Carpenter on McLuhan’s poetic conversation

All the higher, more penetrating ideals are revolutionary. They present themselves far less in the guise of effects of past experience than in that of probable causes of future experience. (William James)1

I call this the “rear-view mirror” habit of always looking for change in the rear-view mirror; of always carefully inspecting the old situation for evidence of change. (McLuhan, ‘Education in the Electric Age’, 1967)2

He could turn a phrase and it was amazing — the capacity! He was basically a poet and he could simplify things — you’d be stunned by the brevity with which he could summarize something and I used to think, oh my god I’ve got to go write that down, and then he’d go onto the next one and the next one and soon you’d forgotten all of these. It was amazing conversation. (Ted Carpenter on McLuhan)3

Thinking proceeds along the bottom of very deep, very narrow, canyons.  A new idea in one’s own mind, or in someone else’s, may be very close by — but always at the bottom of a different canyon. So some kind of leap is required from one canyon to another over a wall of rock; and the deeper these are, the more difficult the way up, and over, and and down.

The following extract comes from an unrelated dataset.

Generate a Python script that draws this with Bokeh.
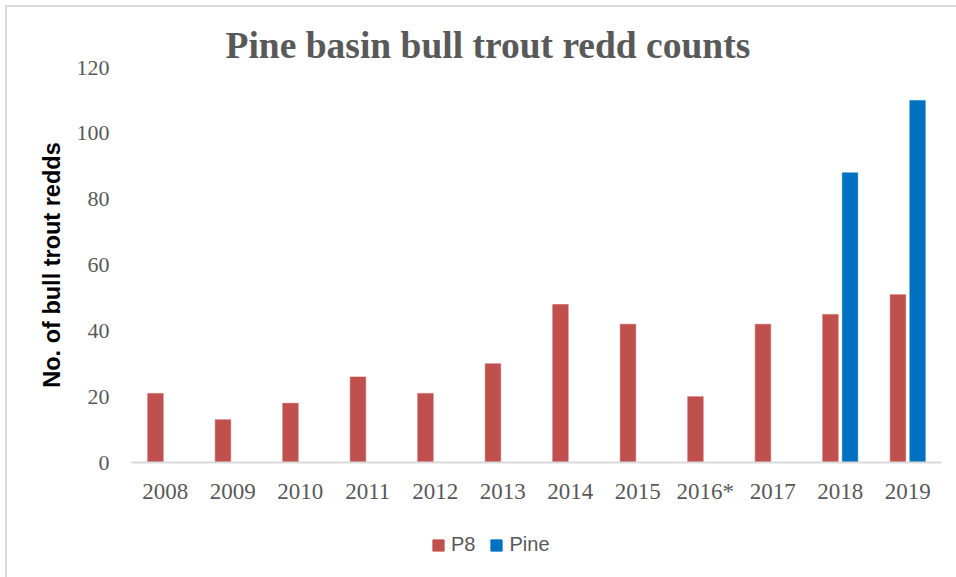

McLuhan’s talent lay in accomplishing leaps of this sort in his own mind and in the variety of ways he attempted to communicate his ancient message to others.  Understanding the man implicates the renewal of these attempts at leaping communication to, and so from, the oldest of the old.

  1. ‘The Moral Philosopher and the Moral Life, 1891.
  2. Presented as ‘Education in the Electric Age’ on January 19, 1967 to the Provincial Committee on the Aims and Objectives of Education in the Schools of Ontario. Printed as ‘Education in the Electronic Age’ in Interchange, 1:4, 1-12, 1970; also in The Best of Times/The Worst of Times: Contemporary Issues in Canadian Educationeds, Hugh A. Stevenson, Robert M. Stamp, and J. Donald Wilson, 1970.
  3. ‘Edmund Ted Carpenter 2011 —  On Marshall McLuhan and Explorations’, Interview on YouTube at 6:43ff.